## Task objective:
Copy out exactly the lines from the one holding "Give me the TikZ source for this diagram." through the one holding "minimum width=132pt, minimum", ends included; omit images.

## Provided entries:
------------------------------------------------------------
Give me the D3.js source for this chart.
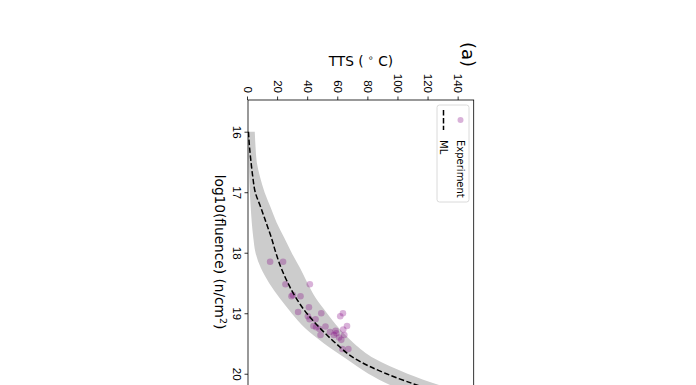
<!DOCTYPE html>
<html>
<head>
<meta charset="utf-8">
<script src="https://cdn.jsdelivr.net/npm/d3@7"></script>
<style>
    body { margin: 0; background: #fff; }
    svg { font-family: "DejaVu Sans", sans-serif; }
    .axis text { font-size: 11.5px; fill: #000; }
    .axis path, .axis line { stroke: #000; stroke-width: 0.8; }
</style>
</head>
<body>
<div id="chart"></div>
<script>
// log10(fluence) grid for the ML curve and its band
const fluence_grid = [16.0, 16.25, 16.5, 16.75, 17.0, 17.25, 17.5, 17.75, 18.0, 18.25, 18.5,
    18.75, 19.0, 19.25, 19.5, 19.75, 20.0, 20.25, 20.5];
const ml_tts = [0.3, 1.0, 2.0, 3.2, 4.8, 8.5, 12, 15.5, 18.5, 22, 26.5,
    32, 39, 48, 58.5, 71, 92, 120, 155];
const band_low = [0, 0.2, 0.5, 0.8, 1.2, 1.8, 2.5, 3.5, 5.0, 8.5, 14,
    21, 29, 38, 50.5, 65, 80, 100, 125];
const band_high = [4.5, 5.0, 5.8, 8, 11, 15, 19, 24, 29, 34.5, 39.5,
    45, 52.5, 60.5, 70.5, 84, 106, 135, 170];

// experiment points
const exp_fluence = [18.15, 18.15, 18.52, 18.52, 18.72, 18.70, 18.72, 18.90, 18.98, 19.00, 19.05,
    19.10, 19.10, 19.05, 19.00, 19.21, 19.23, 19.26, 19.36, 19.22, 19.29, 19.33, 19.27, 19.21,
    19.36, 19.40, 19.44, 19.59, 19.59, 19.36, 19.31];
const exp_tts = [14.7, 23.3, 24.9, 41.1, 28.9, 29.8, 34.9, 40.5, 33.3, 48.7, 39.8,
    40.9, 44.9, 61.3, 63.1, 43.5, 45.3, 47.5, 48.2, 51.5, 58.2, 58.7, 63.3, 65.8,
    64.0, 60.5, 62.0, 62.7, 66.7, 57.1, 54.5];

const x_ticks = [16, 17, 18, 19, 20];
const y_ticks = [0, 20, 40, 60, 80, 100, 120, 140];

const W = 304, H = 225.7;

const svg = d3.select("#chart")
    .append("svg")
    .attr("width", 696)
    .attr("height", 385);

// the whole figure is turned a quarter turn clockwise
const g = svg.append("g")
    .attr("transform", "translate(473.7,100) rotate(90)");

const x = d3.scaleLinear().domain([15.476, 20.5]).range([0, W]);
const y = d3.scaleLinear().domain([0, 150]).range([H, 0]);

g.append("clipPath").attr("id", "clip")
    .append("rect").attr("width", W).attr("height", H);

const plot = g.append("g").attr("clip-path", "url(#clip)");

/* band */
const rows = fluence_grid.map(function(f, i) {
    return {f: f, ml: ml_tts[i], lo: band_low[i], hi: band_high[i]};
});

plot.append("path")
    .datum(rows)
    .attr("fill", "#cccccc")
    .attr("d", d3.area()
        .x(function(d) { return x(d.f); })
        .y0(function(d) { return y(d.lo); })
        .y1(function(d) { return y(d.hi); })
        .curve(d3.curveMonotoneX));

/* points */
plot.selectAll(".pt")
    .data(exp_fluence.map(function(f, i) { return {f: f, t: exp_tts[i]}; }))
    .enter().append("circle")
    .attr("class", "pt")
    .attr("cx", function(d) { return x(d.f); })
    .attr("cy", function(d) { return y(d.t); })
    .attr("r", 3.3)
    .attr("fill", "#800080")
    .attr("fill-opacity", 0.3);

/* ML line */
plot.append("path")
    .datum(rows)
    .attr("fill", "none")
    .attr("stroke", "#000")
    .attr("stroke-width", 1.5)
    .attr("stroke-dasharray", "5.5,2.4")
    .attr("d", d3.line()
        .x(function(d) { return x(d.f); })
        .y(function(d) { return y(d.ml); })
        .curve(d3.curveMonotoneX));

/* axes */
g.append("g")
    .attr("class", "axis")
    .attr("transform", "translate(0," + H + ")")
    .call(d3.axisBottom(x).tickValues(x_ticks).tickSize(3.5).tickPadding(3.5).tickFormat(d3.format("d")))
    .call(function(a) { a.select(".domain").remove(); });

g.append("g")
    .attr("class", "axis")
    .call(d3.axisLeft(y).tickValues(y_ticks).tickSize(3.5).tickPadding(3.5).tickFormat(d3.format("d")))
    .call(function(a) { a.select(".domain").remove(); });

g.append("rect")
    .attr("width", W).attr("height", H)
    .attr("fill", "none")
    .attr("stroke", "#000")
    .attr("stroke-width", 0.8);

/* labels */
const xl = g.append("text")
    .attr("x", W / 2)
    .attr("y", 258.7)
    .attr("text-anchor", "middle")
    .attr("font-size", "13.7px")
    .text("log10(fluence) (n/cm");
xl.append("tspan").attr("baseline-shift", "super").attr("font-size", "9.5px").text("2");
xl.append("tspan").text(")");

const yl = g.append("text")
    .attr("transform", "translate(-34," + (H / 2) + ") rotate(-90)")
    .attr("text-anchor", "middle")
    .attr("font-size", "13.7px")
    .text("TTS ( ");
yl.append("tspan").attr("baseline-shift", "super").attr("font-size", "9.5px").text("∘");
yl.append("tspan").text(" C)");

g.append("text")
    .attr("x", -58)
    .attr("y", 12)
    .attr("font-size", "18px")
    .text("(a)");

/* legend */
const lg = g.append("g").attr("transform", "translate(5,4.7)");
lg.append("rect")
    .attr("width", 97).attr("height", 32)
    .attr("rx", 2.5)
    .attr("fill", "#fff").attr("fill-opacity", 0.8)
    .attr("stroke", "#d0d0d0").attr("stroke-width", 0.8);
lg.append("circle")
    .attr("cx", 15).attr("cy", 8.5).attr("r", 3)
    .attr("fill", "#800080").attr("fill-opacity", 0.3);
lg.append("line")
    .attr("x1", 5).attr("x2", 25).attr("y1", 25.5).attr("y2", 25.5)
    .attr("stroke", "#000").attr("stroke-width", 1.5)
    .attr("stroke-dasharray", "5.5,2.4");
lg.append("text")
    .attr("x", 35).attr("y", 8.5).attr("dy", "0.35em")
    .attr("font-size", "10px")
    .text("Experiment");
lg.append("text")
    .attr("x", 35).attr("y", 25.5).attr("dy", "0.35em")
    .attr("font-size", "10px")
    .text("ML");
</script>
</body>
</html>
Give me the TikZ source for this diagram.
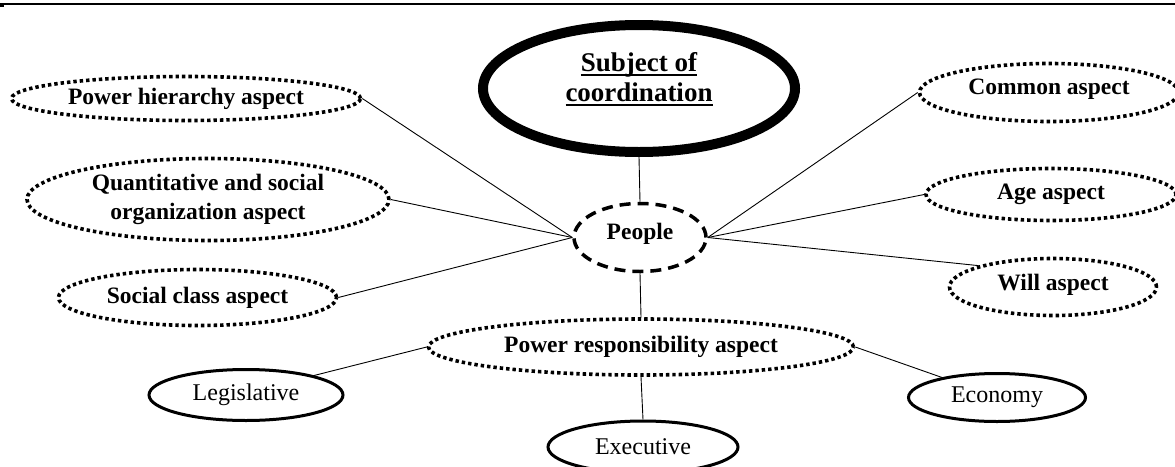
\documentclass[tikz,border=0pt]{standalone}
\usepackage{fontspec}
\setmainfont{Liberation Serif}
\usetikzlibrary{shapes.geometric}
\newlength\myulw
\newcommand\myul[1]{\settowidth\myulw{#1}\rlap{#1}\rule[-4pt]{\myulw}{1.8pt}}
\newcommand\myup[2]{\raisebox{#1}[\height][\depth]{#2}}
\begin{document}
\begin{tikzpicture}[x=1pt,y=-1pt,
  oval/.style={ellipse, inner sep=0pt, align=center},
  dotbox/.style={oval, draw, line width=3.6pt, dash pattern=on 3.4pt off 3.0pt,
    font=\fontsize{23.5}{29}\selectfont\bfseries},
  solidbox/.style={oval, draw, line width=3pt, font=\fontsize{24}{28}\selectfont},
  peoplebox/.style={oval, draw, line width=3.5pt, dash pattern=on 11pt off 7pt,
    font=\fontsize{23.5}{28}\selectfont\bfseries},
  subjbox/.style={ellipse, inner sep=0pt, draw, line width=10pt, font=\fontsize{27}{30}\selectfont\bfseries},
  conn/.style={line width=0.9pt}
]
\useasboundingbox (0,0) rectangle (1175,466);
\clip (0,0) rectangle (1175,466);
% top rule
\draw[line width=1.5pt] (0,4) -- (1175,4);
\fill (0,4) rectangle (4,7);

\node[subjbox, minimum width=312pt, minimum height=127pt] (subj) at (639,88.5)
  {\myup{8pt}{\begin{tabular}{@{}c@{}}\myul{Subject of}\\\myul{coordination}\end{tabular}}};
\node[peoplebox, minimum width=132pt, minimum height=68pt] (people) at (640,237.5) {\myup{4pt}{People}};

\node[dotbox, minimum width=349pt, minimum height=44pt] (ph) at (186,98.5) {Power hierarchy aspect};
\node[dotbox, minimum width=362pt, minimum height=82pt] (qs) at (208,199.5)
  {Quantitative and social\\organization aspect};
\node[dotbox, minimum width=278pt, minimum height=56pt] (sc) at (197.5,297.5) {Social class aspect};

\node[dotbox, minimum width=259pt, minimum height=58pt] (common) at (1049,92.5) {\myup{3pt}{Common aspect}};
\node[dotbox, minimum width=250pt, minimum height=52pt] (age) at (1051,194.5) {Age aspect};
\node[dotbox, minimum width=207pt, minimum height=57pt] (will) at (1053,287) {\myup{2pt}{Will aspect}};

\node[dotbox, minimum width=425pt, minimum height=56pt] (pr) at (641,347) {Power responsibility aspect};

\node[solidbox, minimum width=194pt, minimum height=51pt] (leg) at (246,395) {Legislative};
\node[solidbox, minimum width=190pt, minimum height=52pt] (exe) at (643,447) {Executive};
\node[solidbox, minimum width=177pt, minimum height=48pt] (eco) at (997,397.5) {Economy};

\draw[conn] (subj.south) -- (people.north);
\draw[conn] (ph.east) -- (people.west);
\draw[conn] (qs.east) -- (people.west);
\draw[conn] (sc.east) -- (people.west);
\draw[conn] (common.west) -- (people.east);
\draw[conn] (age.west) -- (people.east);
\draw[conn] (will.164) -- (people.east);
\draw[conn] (people.south) -- (pr.north);
\draw[conn] (leg.16) -- (pr.west);
\draw[conn] (pr.south) -- (exe.north);
\draw[conn] (pr.east) -- (eco.160);
\end{tikzpicture}
\end{document}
------------------------------------------------------------
## Finished exercise:
Give me the TikZ source for this diagram.
\documentclass[tikz,border=0pt]{standalone}
\usepackage{fontspec}
\setmainfont{Liberation Serif}
\usetikzlibrary{shapes.geometric}
\newlength\myulw
\newcommand\myul[1]{\settowidth\myulw{#1}\rlap{#1}\rule[-4pt]{\myulw}{1.8pt}}
\newcommand\myup[2]{\raisebox{#1}[\height][\depth]{#2}}
\begin{document}
\begin{tikzpicture}[x=1pt,y=-1pt,
  oval/.style={ellipse, inner sep=0pt, align=center},
  dotbox/.style={oval, draw, line width=3.6pt, dash pattern=on 3.4pt off 3.0pt,
    font=\fontsize{23.5}{29}\selectfont\bfseries},
  solidbox/.style={oval, draw, line width=3pt, font=\fontsize{24}{28}\selectfont},
  peoplebox/.style={oval, draw, line width=3.5pt, dash pattern=on 11pt off 7pt,
    font=\fontsize{23.5}{28}\selectfont\bfseries},
  subjbox/.style={ellipse, inner sep=0pt, draw, line width=10pt, font=\fontsize{27}{30}\selectfont\bfseries},
  conn/.style={line width=0.9pt}
]
\useasboundingbox (0,0) rectangle (1175,466);
\clip (0,0) rectangle (1175,466);
% top rule
\draw[line width=1.5pt] (0,4) -- (1175,4);
\fill (0,4) rectangle (4,7);

\node[subjbox, minimum width=312pt, minimum height=127pt] (subj) at (639,88.5)
  {\myup{8pt}{\begin{tabular}{@{}c@{}}\myul{Subject of}\\\myul{coordination}\end{tabular}}};
\node[peoplebox, minimum width=132pt, minimum height=68pt] (people) at (640,237.5) {\myup{4pt}{People}};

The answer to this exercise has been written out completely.